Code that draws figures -
○ ○ ○

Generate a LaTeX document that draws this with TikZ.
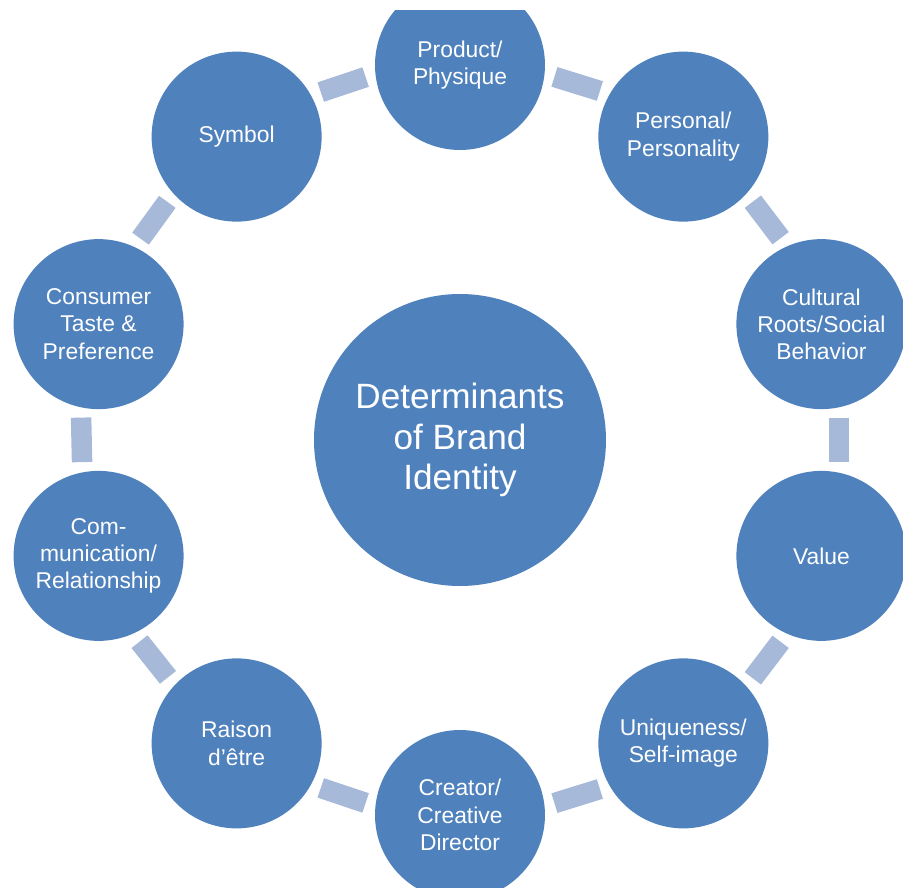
\documentclass[tikz,border=0pt]{standalone}
\usepackage{fontspec}
\setmainfont{Liberation Sans}
\usetikzlibrary{positioning}
\definecolor{circblue}{RGB}{79, 129, 189}
\definecolor{linkblue}{RGB}{167, 185, 216}

\begin{document}
\begin{tikzpicture}[
  factor/.style={circle, fill=circblue, text=white, minimum size=3.4cm, inner sep=0pt, align=center, font=\fontsize{13}{15.5}\selectfont},
  hub/.style={circle, fill=circblue, text=white, minimum size=5.84cm, inner sep=0pt, align=center, font=\fontsize{20}{23}\selectfont},
  link/.style={draw=linkblue, line width=0.41cm, shorten <=0.2cm, shorten >=0.2cm}
]
  \useasboundingbox (-9.2,-8.94) rectangle (8.86,8.8);
  \clip (-9.2,-8.94) rectangle (8.86,8.6);

  % centre
  \node[hub] (core) at (0,0) {Determinants\\of Brand\\Identity};

  % ring of determinants, clockwise from the top
  \node[factor] (prod)  at (90:7.6 and 7.5)  {Product/\\Physique};
  \node[factor] (pers)  at (54:7.6 and 7.5)  {Personal/\\Personality};
  \node[factor] (cult)  at (18:7.6 and 7.5)  {Cultural\\Roots/Social\\Behavior};
  \node[factor] (val)   at (-18:7.6 and 7.5) {Value};
  \node[factor] (uniq)  at (-54:7.6 and 7.5) {Uniqueness/\\Self-image};
  \node[factor] (creat) at (-90:7.6 and 7.5) {Creator/\\Creative\\Director};
  \node[factor] (rais)  at (234:7.6 and 7.5) {Raison\\d'être};
  \node[factor] (comm)  at (198:7.6 and 7.5) {Com-\\munication/\\Relationship};
  \node[factor] (cons)  at (162:7.6 and 7.5) {Consumer\\Taste \&\\Preference};
  \node[factor] (symb)  at (126:7.6 and 7.5) {Symbol};

  % short bars between neighbours, leaving each circle where the ring crosses it
  \foreach \a/\b/\t [evaluate=\t as \s using \t-96.5,
                     evaluate=\t as \e using \t+60.5] in
      {prod/pers/90, pers/cult/54, cult/val/18, val/uniq/-18, uniq/creat/-54,
       creat/rais/-90, rais/comm/234, comm/cons/198, cons/symb/162, symb/prod/126}
    \draw[link] (\a.\s) -- (\b.\e);
\end{tikzpicture}
\end{document}
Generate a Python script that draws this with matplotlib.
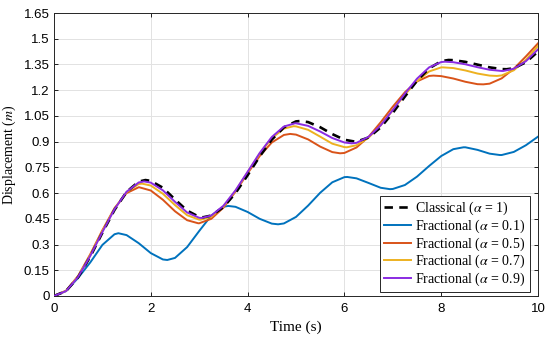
import matplotlib
matplotlib.use("Agg")
import matplotlib.pyplot as plt

t = [0.0, 0.25, 0.5, 0.75, 1.0, 1.25, 1.5, 1.75, 2.0, 2.25, 2.5, 2.75, 3.0, 3.25, 3.5,
     3.75, 4.0, 4.25, 4.5, 4.75, 5.0, 5.25, 5.5, 5.75, 6.0, 6.25, 6.5, 6.75, 7.0, 7.25,
     7.5, 7.75, 8.0, 8.25, 8.5, 8.75, 9.0, 9.25, 9.5, 9.75, 10.0]

classical = [0.000, 0.029, 0.110, 0.230, 0.369, 0.502, 0.607, 0.667, 0.671, 0.631, 0.563,
             0.498, 0.461, 0.469, 0.518, 0.600, 0.704, 0.814, 0.912, 0.983, 1.018, 1.014,
             0.984, 0.944, 0.911, 0.900, 0.924, 0.983, 1.068, 1.163, 1.255, 1.327, 1.369,
             1.375, 1.365, 1.349, 1.333, 1.323, 1.328, 1.363, 1.425]

frac_01 = [0.000, 0.029, 0.106, 0.196, 0.298, 0.360, 0.355, 0.308, 0.250, 0.213, 0.222,
           0.285, 0.379, 0.469, 0.520, 0.520, 0.490, 0.450, 0.422, 0.423, 0.461, 0.527,
           0.602, 0.663, 0.693, 0.686, 0.659, 0.631, 0.624, 0.647, 0.696, 0.758, 0.816,
           0.856, 0.867, 0.852, 0.830, 0.822, 0.840, 0.879, 0.929]

frac_05 = [0.000, 0.031, 0.118, 0.244, 0.384, 0.512, 0.600, 0.634, 0.615, 0.561, 0.494,
           0.442, 0.424, 0.450, 0.515, 0.608, 0.715, 0.816, 0.895, 0.939, 0.941, 0.913,
           0.871, 0.839, 0.834, 0.866, 0.928, 1.013, 1.104, 1.188, 1.251, 1.283, 1.282,
           1.268, 1.249, 1.235, 1.238, 1.269, 1.325, 1.397, 1.473]

frac_07 = [0.000, 0.030, 0.115, 0.238, 0.378, 0.509, 0.606, 0.653, 0.644, 0.596, 0.530,
           0.471, 0.445, 0.462, 0.522, 0.613, 0.722, 0.830, 0.920, 0.976, 0.989, 0.969,
           0.929, 0.888, 0.868, 0.879, 0.923, 0.995, 1.083, 1.174, 1.253, 1.309, 1.333,
           1.329, 1.315, 1.297, 1.285, 1.286, 1.316, 1.377, 1.458]

frac_09 = [0.000, 0.029, 0.112, 0.234, 0.373, 0.506, 0.608, 0.662, 0.661, 0.616, 0.549,
           0.487, 0.456, 0.469, 0.526, 0.616, 0.724, 0.834, 0.927, 0.988, 1.007, 0.992,
           0.959, 0.921, 0.895, 0.893, 0.928, 0.995, 1.084, 1.180, 1.267, 1.333, 1.364,
           1.363, 1.351, 1.334, 1.319, 1.312, 1.325, 1.369, 1.438]

# peaks and troughs (time, displacement)
ext_t_classical = [1.89, 3.08, 5.08, 6.22, 8.15, 9.35]
ext_v_classical = [0.676, 0.459, 1.020, 0.900, 1.376, 1.322]
ext_t_01 = [1.33, 2.34, 3.60, 4.63, 6.06, 6.94, 8.46, 9.21]
ext_v_01 = [0.366, 0.210, 0.525, 0.418, 0.694, 0.623, 0.867, 0.822]
ext_t_05 = [1.76, 2.98, 4.88, 5.91, 7.84, 8.87]
ext_v_05 = [0.634, 0.424, 0.945, 0.832, 1.285, 1.234]
ext_t_07 = [1.82, 3.03, 4.95, 6.05, 8.04, 9.15]
ext_v_07 = [0.655, 0.445, 0.990, 0.867, 1.333, 1.283]
ext_t_09 = [1.86, 3.05, 4.98, 6.15, 8.08, 9.28]
ext_v_09 = [0.668, 0.455, 1.007, 0.890, 1.366, 1.312]

xticks = [0, 2, 4, 6, 8, 10]
yticks = [0, 0.15, 0.3, 0.45, 0.6, 0.75, 0.9, 1.05, 1.2, 1.35, 1.5, 1.65]
ytick_labels = ["0", "0.15", "0.3", "0.45", "0.6", "0.75", "0.9", "1.05", "1.2", "1.35", "1.5", "1.65"]


def merged(tg, vg, te, ve):
    pts = {}
    for a, b in zip(tg, vg):
        pts[a] = b
    for a, b in zip(te, ve):
        pts[a] = b
    ks = sorted(pts)
    return ks, [pts[k] for k in ks]


plt.rcParams['mathtext.fontset'] = 'stix'

fig = plt.figure(figsize=(5.5, 3.39), dpi=100)
ax = fig.add_axes([54/550, 1-296/339, 484/550, 283/339])

lw = 1.4
x, y = merged(t, frac_01, ext_t_01, ext_v_01)
ax.plot(x, y, color='#0072BD', lw=lw, label=r'Fractional ($\alpha$ = 0.1)', zorder=3)
x, y = merged(t, frac_05, ext_t_05, ext_v_05)
ax.plot(x, y, color='#D95319', lw=lw, label=r'Fractional ($\alpha$ = 0.5)', zorder=3)
x, y = merged(t, frac_07, ext_t_07, ext_v_07)
ax.plot(x, y, color='#EDB120', lw=lw, label=r'Fractional ($\alpha$ = 0.7)', zorder=3)
x, y = merged(t, classical, ext_t_classical, ext_v_classical)
ax.plot(x, y, color='black', lw=1.9, ls=(0, (3.2, 2.4)), label=r'Classical ($\alpha$ = 1)', zorder=4)
x, y = merged(t, frac_09, ext_t_09, ext_v_09)
ax.plot(x, y, color='#8A2BE2', lw=lw, label=r'Fractional ($\alpha$ = 0.9)', zorder=5)

ax.set_xlim(0, 10)
ax.set_ylim(0, 1.65)
ax.set_xticks(xticks)
ax.set_xticklabels([str(v) for v in xticks], family='Liberation Sans', fontsize=9.5)
ax.set_yticks(yticks)
ax.set_yticklabels(ytick_labels, family='Liberation Sans', fontsize=9.5)
ax.tick_params(direction='in', length=3, width=0.6, top=True, right=True)
ax.tick_params(axis='x', pad=5)
ax.tick_params(axis='y', pad=3)
ax.grid(True, color='#e2e2e2', lw=0.7)
ax.set_axisbelow(True)
for s in ax.spines.values():
    s.set_linewidth(0.7)
    s.set_color('#262626')

ax.set_xlabel('Time (s)', family='Liberation Serif', fontsize=11, labelpad=4)
ax.set_ylabel(r'Displacement ($m$)', family='Liberation Serif', fontsize=10, labelpad=4)

handles, labels = ax.get_legend_handles_labels()
order = [3, 0, 1, 2, 4]
leg = ax.legend([handles[i] for i in order], [labels[i] for i in order],
                loc='lower right', bbox_to_anchor=(0.983, 0.014), borderaxespad=0,
                fancybox=False, edgecolor='#262626', framealpha=1,
                prop={'family': 'Liberation Serif', 'size': 10},
                handlelength=1.9, handletextpad=0.35, labelspacing=0.02,
                borderpad=0.3)
leg.get_frame().set_linewidth(0.7)

fig.savefig('out.png', dpi=100)
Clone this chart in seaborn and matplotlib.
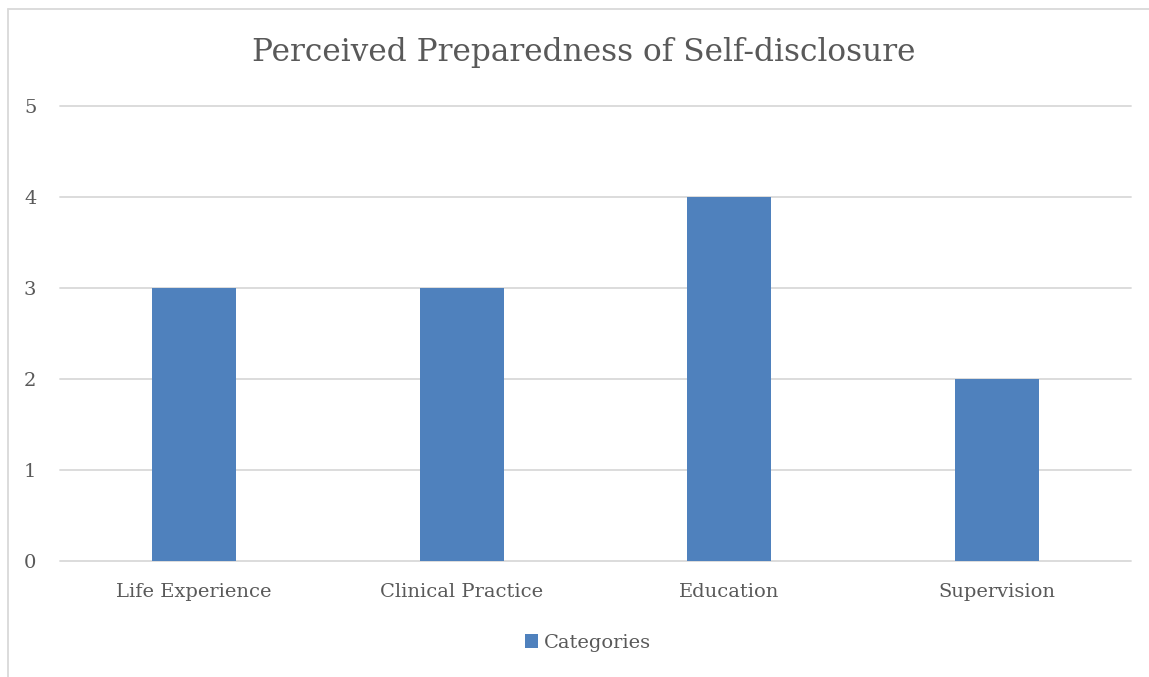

○ ○ ○

TASK DETAILS -
Write out the lines from the start of the material to the line with "(core) at (0,0)", inclusive and exactly. Skip the pictures.

EXERCISE SOLUTION -
Generate a LaTeX document that draws this with TikZ.
\documentclass[tikz,border=0pt]{standalone}
\usepackage{fontspec}
\setmainfont{Liberation Sans}
\usetikzlibrary{positioning}
\definecolor{circblue}{RGB}{79, 129, 189}
\definecolor{linkblue}{RGB}{167, 185, 216}

\begin{document}
\begin{tikzpicture}[
  factor/.style={circle, fill=circblue, text=white, minimum size=3.4cm, inner sep=0pt, align=center, font=\fontsize{13}{15.5}\selectfont},
  hub/.style={circle, fill=circblue, text=white, minimum size=5.84cm, inner sep=0pt, align=center, font=\fontsize{20}{23}\selectfont},
  link/.style={draw=linkblue, line width=0.41cm, shorten <=0.2cm, shorten >=0.2cm}
]
  \useasboundingbox (-9.2,-8.94) rectangle (8.86,8.8);
  \clip (-9.2,-8.94) rectangle (8.86,8.6);

  % centre
  \node[hub] (core) at (0,0) {Determinants\\of Brand\\Identity};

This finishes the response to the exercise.